Luckily, exactly this type of tweaking may be exactly what we need psychologically to get comfortable with using algorithms. Dietvost, Simmons and Massey found that by allowing people to even slightly modify the algorithms output, confidence and preference for those forecasts were greatly increased. This is true even when the magnitude of the modification is fairly small. Which is lucky, because we make the worst forecasts when we make large adjustments to base-rate predictions. Tweaking leverages the strength of algorithms (better conditional base-rate predictions) and humans (including out-of-sample or un-modelled factors).

Found in Translation The output of algorithms can sometimes be unexpected or unintuitive. This makes sense: AI/ML techniques aren’t meant to replicate human reasoning - they’re meant to complement it. Which means we must expect and accept some ‘weird’ outputs and explanations. As one online commenter quite aptly put it: “if interpretability is a relatively large concern then you probably shouldn’t be using a neural network in the first place.”

We are now creating AI/ML translators that try to communicate why the output is what it is. Because the truth is more complicated than we really want to know, it is always a gross simplification. But these translations are presented in ways which we’d understand: this predictor was given the most weight, etc. Our desire to put a prediction output in an intuitive format means we may mis-impose our own heuristics upon the actual model - in effect using cognitive biases to interpret machine learning. For those that have the patience and openness, that ‘conversation’ about two different ways of thinking, and struggling to find a middle ground, is likely to be fertile territory where we learn more about how we can improve our thinking.

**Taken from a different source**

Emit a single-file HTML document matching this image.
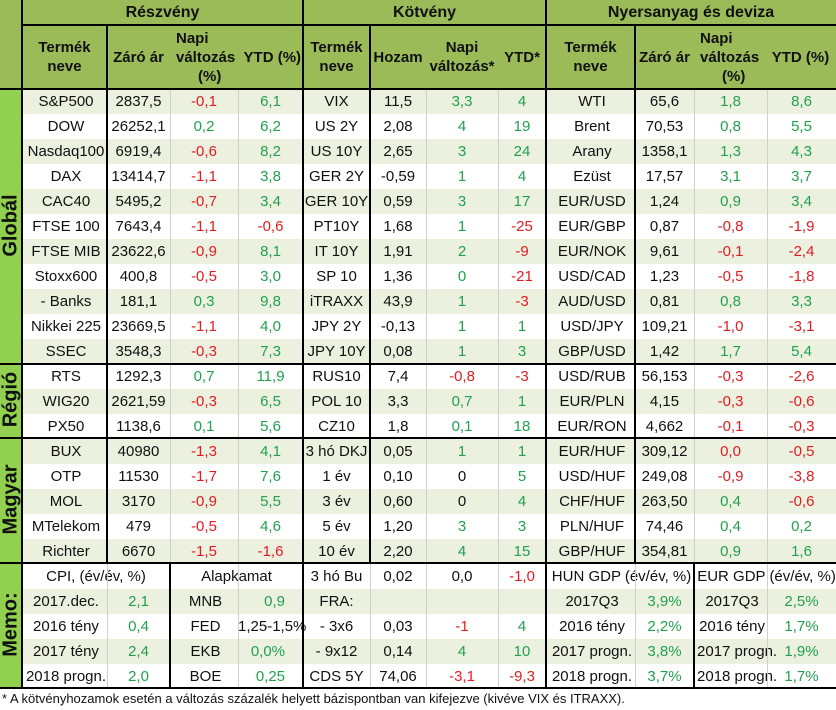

What might this look like in practice?

I once heard an investor joke that “I try pick the managers who will be lucky in the future”. If we get better at using algorithms to augment our judgement, that may be exactly how it feels. For both parties! The machines will bring their skills at managing luck, and we will bring our attraction to seeing how the specific is different from the average. And both we and the machines will be surprised at how ‘lucky’ we are when we work together.